In the years that followed, students from every part of the county walked the same halls. Mocksville’s history remained honored. Bermuda Run’s needs were met. The War Eagles still took the field together.
And Davie County stood stronger because it had chosen unity over division.
That chapter in our county’s history offers a valuable lesson for a conflict far beyond our borders: the long struggle between Israelis and Palestinians.
Over the decades, leaders have proposed dividing the land into two states – one for Jewish Israelis, one for Palestinians. But every attempt at separation has only deepened mistrust and resentment. What many forget is that Israelis and Palestinians had once lived side by side in relative peace. Before modern borders and wars, they had shared cities, markets, and neighborhoods. Their cultures had intertwined. Their futures had been linked.

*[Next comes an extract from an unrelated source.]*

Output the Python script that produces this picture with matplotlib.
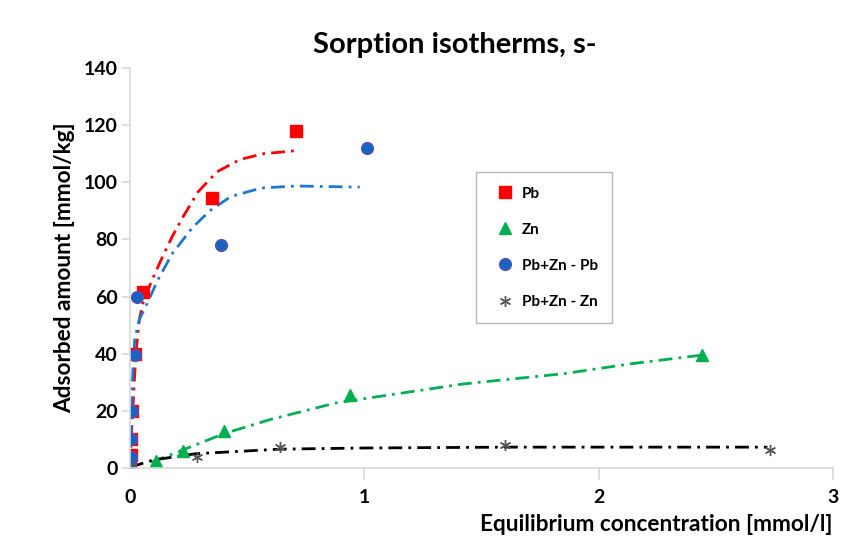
import matplotlib.pyplot as plt

plt.rcParams['font.family'] = ['Lato', 'DejaVu Sans']
plt.rcParams['font.weight'] = 'bold'

# measured points [mmol/l, mmol/kg]
pb_c = [0.002, 0.003, 0.005, 0.008, 0.02, 0.056, 0.35, 0.71]
pb_q = [2, 4.5, 10, 20, 40, 61.5, 94.5, 118]
zn_c = [0.11, 0.226, 0.40, 0.94, 2.44]
zn_q = [2.3, 6.0, 12.8, 25.5, 39.5]
pbzn_pb_c = [0.002, 0.003, 0.005, 0.007, 0.02, 0.03, 0.39, 1.01]
pbzn_pb_q = [1.5, 4, 10, 20, 39.5, 60, 78, 112]
pbzn_zn_c = [0.004, 0.286, 0.64, 1.60, 2.73]
pbzn_zn_q = [0.5, 4.0, 7.4, 8.0, 6.3]

# fitted isotherm curves
pb_fit_c = [0, 0.005, 0.015, 0.025, 0.04, 0.056, 0.09, 0.128, 0.18, 0.227, 0.29, 0.37, 0.47, 0.57, 0.70]
pb_fit_q = [0, 10, 25, 40, 52, 58, 65, 72, 81, 88, 96.6, 103.6, 108, 110, 111]
zn_fit_c = [0.09, 0.2, 0.4, 0.6, 0.88, 1.42, 1.85, 2.14, 2.44]
zn_fit_q = [2, 5.5, 12, 17, 22.8, 29.4, 33, 36.5, 39.5]
pbzn_pb_fit_c = [0, 0.005, 0.01, 0.02, 0.04, 0.064, 0.12, 0.18, 0.265, 0.34, 0.43, 0.56, 0.71, 0.98]
pbzn_pb_fit_q = [0, 15, 30, 45, 52, 56, 66, 75, 84, 90, 95, 98, 98.7, 98.3]
pbzn_zn_fit_c = [0, 0.1, 0.28, 0.64, 1.0, 1.6, 2.72]
pbzn_zn_fit_q = [0.3, 2.8, 5.0, 6.6, 7.0, 7.3, 7.3]

fig = plt.figure(figsize=(8.51, 5.45), dpi=100)
ax = fig.add_axes([130 / 851, 1 - 468 / 545, 703 / 851, 400 / 545])

dashdot = (0, (5, 2.2, 1, 2.2))
ax.plot(pb_fit_c, pb_fit_q, color='#FF0000', lw=2, ls=dashdot)
ax.plot(pbzn_pb_fit_c, pbzn_pb_fit_q, color='#1F78D0', lw=2, ls=dashdot)
ax.plot(zn_fit_c, zn_fit_q, color='#00B050', lw=2, ls=dashdot)
ax.plot(pbzn_zn_fit_c, pbzn_zn_fit_q, color='black', lw=2, ls=dashdot)

ax.plot(pb_c, pb_q, 's', color='#FF0000', ms=8.5, ls='none', label='Pb')
ax.plot(zn_c, zn_q, '^', color='#00B050', ms=8, ls='none', label='Zn')
ax.plot(pbzn_pb_c, pbzn_pb_q, 'o', color='#1565C0', mec='#5B4FB0', ms=8.5, ls='none', label='Pb+Zn - Pb')
ax.plot(pbzn_zn_c, pbzn_zn_q, marker=(6, 2, 0), color='#555555', ms=8, mew=1, ls='none', label='Pb+Zn - Zn')

ax.set_xlim(0, 3)
ax.set_ylim(0, 140)
ax.set_xticks([0, 1, 2, 3])
ax.set_yticks(range(0, 141, 20))
for s in ['top', 'right']:
    ax.spines[s].set_visible(False)
for s in ['left', 'bottom']:
    ax.spines[s].set_color('#D9D9D9')
    ax.spines[s].set_linewidth(1.2)
ax.tick_params(axis='x', direction='in', length=0, labelsize=14, pad=15, color='#D9D9D9')
ax.tick_params(axis='y', length=6, width=1.2, labelsize=14, pad=3, color='#D9D9D9')
for x in [1, 2, 3]:
    ax.plot([x, x], [0, -4], color='#D9D9D9', lw=1.2, clip_on=False)

ax.set_xlabel('Equilibrium concentration [mmol/l]', fontsize=16.3, fontweight='bold', loc='right', labelpad=6)
ax.set_ylabel('Adsorbed amount [mmol/kg]', fontsize=16.3, fontweight='bold', labelpad=6)
fig.text(455 / 851, 1 - 45 / 545, 'Sorption isotherms, s-', fontsize=21, fontweight='bold', ha='center', va='center')

leg = ax.legend(loc='upper left', bbox_to_anchor=(476 / 851, 1 - 172 / 545), bbox_transform=fig.transFigure,
                frameon=True, fancybox=False, edgecolor='#A6A6A6', fontsize=11, labelspacing=1.45,
                handletextpad=0.15, borderpad=0.95, handlelength=1.9, borderaxespad=0)
leg.get_frame().set_linewidth(1)
for t in leg.get_texts():
    t.set_fontweight('bold')

fig.savefig('out.png', dpi=100)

Palestinians, like the Mocksville families, had feared being excluded or displaced by new arrangements that ignored their rights and heritage. Jewish Israelis, like the Bermuda Run families, sought security, opportunity, and a better future for their children.
But drawing a line – two separate futures – has not solved the problem. It has created two unequal systems and fueled conflict rather than ending it.
Davie County’s experience shows there is another way. We understood that division could create winners and losers. So we chose to build something shared.
Consequently, the two-state solution, once a hopeful idea, is no longer realistic. What is needed now is what Davie County once needed: a shared solution. One state where everyone – Jews, Muslims, Christians, and others – can have equal rights and responsibilities. A future built not on separation, but on fairness and shared belonging.
For generations, all of Davie’s students had shared one school and we found a way to keep sharing it. Likewise, for generations, Palestinians and Jewish communities had shared one land—Palestine. They can still find a way to share it again.
Because if our small county could choose unity over division, perhaps the world can too.